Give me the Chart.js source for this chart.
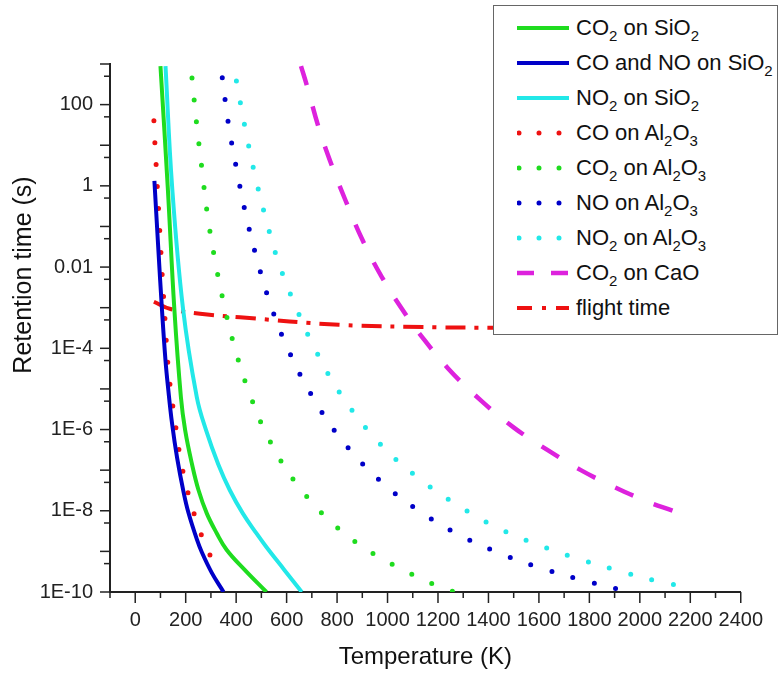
<!DOCTYPE html>
<html lang="en">
<head>
<meta charset="UTF-8">
<title>Retention time vs temperature</title>
<script src="https://cdn.jsdelivr.net/npm/chart.js"></script>
<style>
    body { margin: 0; background: #fff; font-family: "Liberation Sans", Arial, sans-serif; }
    .quadro { position: relative; width: 779px; height: 678px; }
    .legenda {
        position: absolute; left: 493px; top: 5px; width: 285px; height: 330px;
        border: 1.5px solid #666; background: #fff; box-sizing: border-box;
    }
    .item { position: absolute; left: 0; height: 35px; display: flex; align-items: center; color: #111; font-size: 22px; white-space: nowrap; }
    .item svg { margin-left: 23px; margin-right: 7px; }
    .item sub { font-size: 15px; vertical-align: -6px; line-height: 0; }
</style>
</head>
<body>
<div class="quadro">
    <canvas id="grafico" width="779" height="678"></canvas>
    <div class="legenda" id="legenda"></div>
</div>

<script>
// temperaturas (K) e tempos de retencao (s)
const co2SiO2T   = [100, 129, 155, 181, 198, 225, 251, 284, 323, 362, 434, 520];
const co2SiO2Tau = [890, 0.91, 9.3e-4, 6.3e-6, 9.5e-7, 1.4e-7, 3.2e-8, 8.5e-9, 2.8e-9, 1.1e-9, 3.5e-10, 1.0e-10];

const coNoSiO2T   = [76, 91, 107, 120, 130, 146, 166, 192, 211, 244, 264, 303, 350];
const coNoSiO2Tau = [1.32, 3.2e-2, 7.1e-4, 5.0e-5, 1.1e-5, 1.4e-6, 2.0e-7, 2.8e-8, 8.9e-9, 2.0e-9, 9.5e-10, 3.0e-10, 1.0e-10];

const no2SiO2T   = [120, 146, 189, 244, 281, 329, 375, 427, 480, 519, 591, 660];
const no2SiO2Tau = [890, 1.0, 1.0e-3, 6.3e-6, 9.5e-7, 1.4e-7, 3.2e-8, 8.5e-9, 2.8e-9, 1.3e-9, 3.5e-10, 1.0e-10];

const coAl2O3T   = [74, 78, 83, 88, 93, 98, 103, 108, 114, 119, 124, 131, 141, 153, 166, 179, 198, 221, 251, 286, 333];
const coAl2O3Tau = [40, 11, 3.1, 0.83, 0.23, 6.3e-2, 1.7e-2, 4.8e-3, 1.3e-3, 4.0e-4, 1.2e-4, 3.2e-5, 8.7e-6, 2.5e-6, 6.8e-7, 1.9e-7, 5.4e-8, 1.5e-8, 4.0e-9, 1.1e-9, 3.2e-10];

const co2Al2O3T   = [225, 243, 264, 286, 316, 352, 395, 454, 530, 641, 794, 952, 1030, 1109, 1187, 1266];
const co2Al2O3Tau = [450, 35, 2.7, 0.2, 1.5e-2, 1.2e-3, 1.0e-4, 7.4e-6, 5.8e-7, 4.5e-8, 4.2e-9, 8.1e-10, 4.4e-10, 2.5e-10, 1.5e-10, 1.0e-10];

const noAl2O3T   = [345, 369, 401, 438, 483, 536, 604, 696, 814, 969, 1124, 1282, 1439, 1596, 1753, 1910];
const noAl2O3Tau = [460, 35, 2.7, 0.2, 1.5e-2, 1.2e-3, 1.0e-4, 7.6e-6, 6.0e-7, 5.6e-8, 1.0e-8, 2.6e-9, 9.3e-10, 4.1e-10, 2.1e-10, 1.2e-10];

const no2Al2O3T   = [401, 434, 471, 515, 568, 635, 715, 820, 963, 1119, 1276, 1433, 1591, 1748, 1905, 2062, 2218];
const no2Al2O3Tau = [380, 30, 2.3, 0.18, 1.3e-2, 1.1e-3, 8.9e-5, 6.6e-6, 5.0e-7, 6.6e-8, 1.4e-8, 3.9e-9, 1.5e-9, 6.8e-10, 3.5e-10, 1.9e-10, 1.2e-10];

const co2CaOT   = [657, 683, 725, 775, 834, 899, 978, 1070, 1122, 1240, 1373, 1502, 1635, 1766, 1897, 2028, 2130];
const co2CaOTau = [890, 260, 30, 3.7, 0.43, 4.9e-2, 5.6e-3, 7.1e-4, 2.5e-4, 3.2e-5, 5.0e-6, 1.1e-6, 3.1e-7, 1.0e-7, 3.9e-8, 1.7e-8, 1.0e-8];

const voooT   = [74, 140, 257, 415, 807, 1200, 1420];
const voooTau = [1.4e-3, 9.3e-4, 7.1e-4, 5.8e-4, 3.8e-4, 3.3e-4, 3.2e-4];

// eixos
const xTicks = [0, 200, 400, 600, 800, 1000, 1200, 1400, 1600, 1800, 2000, 2200, 2400];
const yTicks = [1e-10, 1e-8, 1e-6, 1e-4, 1e-2, 1, 100];
const yTickLabels = ['1E-10', '1E-8', '1E-6', '1E-4', '0.01', '1', '100'];

const FONTE = '"Liberation Sans", Arial, sans-serif';
const VERDE = '#1fdc1f', AZUL = '#0000c8', CIANO = '#22e8e8', VERMELHO = '#ee1111', MAGENTA = '#dd22dd';

function serie(rotulo, temps, taus, cor, largura, tracejado, ponta) {
    return {
        label: rotulo,
        data: temps.map((t, i) => ({ x: t, y: taus[i] })),
        borderColor: cor,
        borderWidth: largura,
        borderDash: tracejado,
        borderCapStyle: ponta,
        pointRadius: 0,
        fill: false,
        tension: 0.4
    };
}

const PONTOS = [0, 22];
const datasets = [
    serie('CO2 on SiO2', co2SiO2T, co2SiO2Tau, VERDE, 4, [], 'butt'),
    serie('CO and NO on SiO2', coNoSiO2T, coNoSiO2Tau, AZUL, 4, [], 'butt'),
    serie('NO2 on SiO2', no2SiO2T, no2SiO2Tau, CIANO, 4, [], 'butt'),
    serie('CO on Al2O3', coAl2O3T, coAl2O3Tau, VERMELHO, 5, PONTOS, 'round'),
    serie('CO2 on Al2O3', co2Al2O3T, co2Al2O3Tau, VERDE, 5, PONTOS, 'round'),
    serie('NO on Al2O3', noAl2O3T, noAl2O3Tau, AZUL, 5, PONTOS, 'round'),
    serie('NO2 on Al2O3', no2Al2O3T, no2Al2O3Tau, CIANO, 5, PONTOS, 'round'),
    serie('CO2 on CaO', co2CaOT, co2CaOTau, MAGENTA, 4.5, [20, 22], 'butt'),
    serie('flight time', voooT, voooTau, VERMELHO, 4, [20, 9, 4, 9], 'butt')
];

// marcas dos eixos e titulo do eixo y
const marcasEixos = {
    id: 'marcasEixos',
    afterDraw(chart) {
        const ctx = chart.ctx;
        const x = chart.scales.x, y = chart.scales.y;
        ctx.save();
        ctx.strokeStyle = '#222';
        ctx.lineWidth = 1.5;
        for (let v = -100; v <= 2400; v += 100) {
            const px = x.getPixelForValue(v);
            const len = v % 200 === 0 ? 11 : 6;
            ctx.beginPath();
            ctx.moveTo(px, y.bottom);
            ctx.lineTo(px, y.bottom + len);
            ctx.stroke();
        }
        for (let e = -10; e <= 3; e++) {
            let py = y.getPixelForValue(Math.pow(10, e));
            ctx.beginPath();
            ctx.moveTo(x.left, py);
            ctx.lineTo(x.left - 10, py);
            ctx.stroke();
            if (e < 3) {
                py = y.getPixelForValue(5 * Math.pow(10, e));
                ctx.beginPath();
                ctx.moveTo(x.left, py);
                ctx.lineTo(x.left - 6, py);
                ctx.stroke();
            }
        }
        ctx.translate(24, 275);
        ctx.rotate(-Math.PI / 2);
        ctx.fillStyle = '#111';
        ctx.font = '25px ' + FONTE;
        ctx.textAlign = 'center';
        ctx.textBaseline = 'middle';
        ctx.fillText('Retention time (s)', 0, 0);
        ctx.restore();
    }
};

const config = {
    type: 'line',
    data: { datasets: datasets },
    options: {
        responsive: false,
        animation: false,
        devicePixelRatio: 1,
        layout: { padding: { top: 64, right: 33.5, bottom: 0, left: 0 } },
        plugins: { legend: { display: false }, tooltip: { enabled: false } },
        scales: {
            x: {
                type: 'linear',
                min: -100,
                max: 2400,
                afterBuildTicks: (s) => { s.ticks = xTicks.map(v => ({ value: v })); },
                afterFit: (s) => { s.height = 86; },
                grid: { display: false, drawTicks: false },
                border: { display: true, color: '#222', width: 2 },
                ticks: {
                    color: '#222', padding: 16, maxRotation: 0, autoSkip: false, font: { family: FONTE, size: 20 },
                    callback: (v) => String(v)
                },
                title: { display: true, text: 'Temperature (K)', color: '#111', padding: { top: 0, bottom: 6 }, font: { family: FONTE, size: 24 } }
            },
            y: {
                type: 'logarithmic',
                min: 1e-10,
                max: 1000,
                afterBuildTicks: (s) => { s.ticks = yTicks.map(v => ({ value: v })); },
                afterFit: (s) => { s.width = 110; },
                grid: { display: false, drawTicks: false },
                border: { display: true, color: '#222', width: 2 },
                ticks: {
                    color: '#222', padding: 17, autoSkip: false, font: { family: FONTE, size: 20 },
                    callback: (v) => { const i = yTicks.indexOf(v); return i >= 0 ? yTickLabels[i] : ''; }
                }
            }
        }
    },
    plugins: [marcasEixos]
};

new Chart(document.getElementById('grafico'), config);

// legenda em HTML (fica por cima da area do grafico, como no original)
const legendaTextos = [
    'CO<sub>2</sub> on SiO<sub>2</sub>',
    'CO and NO on SiO<sub>2</sub>',
    'NO<sub>2</sub> on SiO<sub>2</sub>',
    'CO on Al<sub>2</sub>O<sub>3</sub>',
    'CO<sub>2</sub> on Al<sub>2</sub>O<sub>3</sub>',
    'NO on Al<sub>2</sub>O<sub>3</sub>',
    'NO<sub>2</sub> on Al<sub>2</sub>O<sub>3</sub>',
    'CO<sub>2</sub> on CaO',
    'flight time'
];

function amostra(ds) {
    const dash = ds.borderDash.length ? ds.borderDash.join(' ') : 'none';
    let x1 = 0, x2 = 52;
    if (ds.borderCapStyle === 'round') { x1 = 2; x2 = 44; }
    return '<svg width="52" height="12"><line x1="' + x1 + '" y1="6" x2="' + x2 + '" y2="6" stroke="' + ds.borderColor +
        '" stroke-width="' + ds.borderWidth + '" stroke-dasharray="' + (ds.borderCapStyle === 'round' ? '0 20' : (dash === '20 22' ? '17 17' : (dash === '20 9 4 9' ? '15 10 4 10' : dash))) +
        '" stroke-linecap="' + ds.borderCapStyle + '"/></svg>';
}

const legenda = document.getElementById('legenda');
datasets.forEach((ds, i) => {
    const div = document.createElement('div');
    div.className = 'item';
    div.style.top = (4 + i * 35) + 'px';
    div.innerHTML = amostra(ds) + '<span>' + legendaTextos[i] + '</span>';
    legenda.appendChild(div);
});
</script>
</body>
</html>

+===+

** Task prompt **
Leave out the pictures and restate, word for word, the lines from the top of the data through the line containing "1.3e-9, 3.5e-10, 1.0e-10];", both included.

** Solution **
Give me the Chart.js source for this chart.
<!DOCTYPE html>
<html lang="en">
<head>
<meta charset="UTF-8">
<title>Retention time vs temperature</title>
<script src="https://cdn.jsdelivr.net/npm/chart.js"></script>
<style>
    body { margin: 0; background: #fff; font-family: "Liberation Sans", Arial, sans-serif; }
    .quadro { position: relative; width: 779px; height: 678px; }
    .legenda {
        position: absolute; left: 493px; top: 5px; width: 285px; height: 330px;
        border: 1.5px solid #666; background: #fff; box-sizing: border-box;
    }
    .item { position: absolute; left: 0; height: 35px; display: flex; align-items: center; color: #111; font-size: 22px; white-space: nowrap; }
    .item svg { margin-left: 23px; margin-right: 7px; }
    .item sub { font-size: 15px; vertical-align: -6px; line-height: 0; }
</style>
</head>
<body>
<div class="quadro">
    <canvas id="grafico" width="779" height="678"></canvas>
    <div class="legenda" id="legenda"></div>
</div>

<script>
// temperaturas (K) e tempos de retencao (s)
const co2SiO2T   = [100, 129, 155, 181, 198, 225, 251, 284, 323, 362, 434, 520];
const co2SiO2Tau = [890, 0.91, 9.3e-4, 6.3e-6, 9.5e-7, 1.4e-7, 3.2e-8, 8.5e-9, 2.8e-9, 1.1e-9, 3.5e-10, 1.0e-10];

const coNoSiO2T   = [76, 91, 107, 120, 130, 146, 166, 192, 211, 244, 264, 303, 350];
const coNoSiO2Tau = [1.32, 3.2e-2, 7.1e-4, 5.0e-5, 1.1e-5, 1.4e-6, 2.0e-7, 2.8e-8, 8.9e-9, 2.0e-9, 9.5e-10, 3.0e-10, 1.0e-10];

const no2SiO2T   = [120, 146, 189, 244, 281, 329, 375, 427, 480, 519, 591, 660];
const no2SiO2Tau = [890, 1.0, 1.0e-3, 6.3e-6, 9.5e-7, 1.4e-7, 3.2e-8, 8.5e-9, 2.8e-9, 1.3e-9, 3.5e-10, 1.0e-10];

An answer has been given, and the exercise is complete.